Tuesday, September 19, 2006

Us and Them

I've been attending Holy Trinity Catholic Church in Bloomington. Although I'm an Episcopalian, the Episcopal churches here don't have evening services, and I work Sunday mornings. The big Art Deco-Gothic church is within walking distance and has a Saturday afternoon vigil mass. I started going during Lent, but have kept going in large part because of the Father Doug Hennessy. If he were Pope, I'd convert. I was reminded of one of Fr. Doug's sermons when I received a forwarded e-mail from a cousin by marriage. It showed pictures of a demonstration in London by a group of Muslim extremists. The demonstrators carried signs reading "Behead Those Who Insult Islam," "Europe, You Will Pay, 9/11 is on its Way," and the like. Underneath the pictures was the following:

"Why would anyone think that we should be at war with such nice, peaceful Moslems?! Americans need to Know - You need to forward this one to everyone in your address book!"

On Saturday, September 9, Fr. Doug talked about 9/11. The people who crashed the planes into the Twin Towers and the Pentagon, he said, were people who viewed the world as Us and Them. Sadly, he continued, we responded by seeing people in terms of Us vs. Them. But that is not the Christian way to see humanity. Christ told us even to love our enemies.
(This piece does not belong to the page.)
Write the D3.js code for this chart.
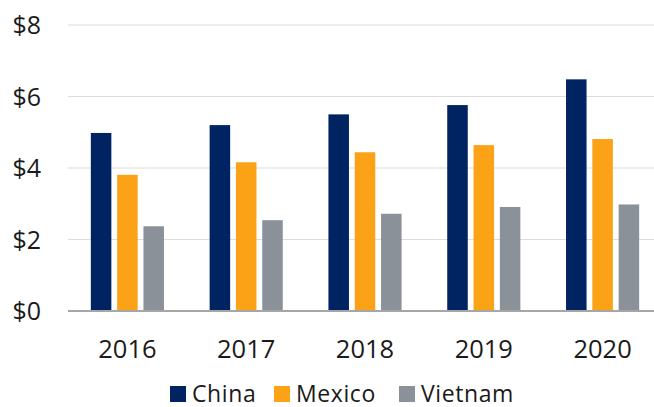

The e-mail which portrays all Muslims as terrorists is totally at odds with Christianity. Even George W. Bush distinguished between the terrorists of 9/11 and the vast majority of Muslims.

Seeing people as Us and Them leads to seeing Them an less than human, and often to expanding the category of Them to an entire group. It's a simple solution to a complex problem. And as H.L. Mencken said, "For every complex problem there is a solution that is simple, neat and wrong."

1 comment:

Peter said...

A tall order. It took a number of years for me to jettison some of my "us vs. them" thinking. I had to realize that I am just as bad as "them"; in fact, that "they" are better than I am in many ways.

But I find myself thinking in terms of people who have permitted such a realization ("us") and people who haven't (them).

Well, maybe it's not so hopeless. We all have the capacity to see that the "enemy" have two eyes, two ears, family, jobs, some hopes, lots of foibles. Like us, the "enemy" is made in God's image. Perhaps we do all have what Seward and Lincoln describe as "the better angels" of our nature.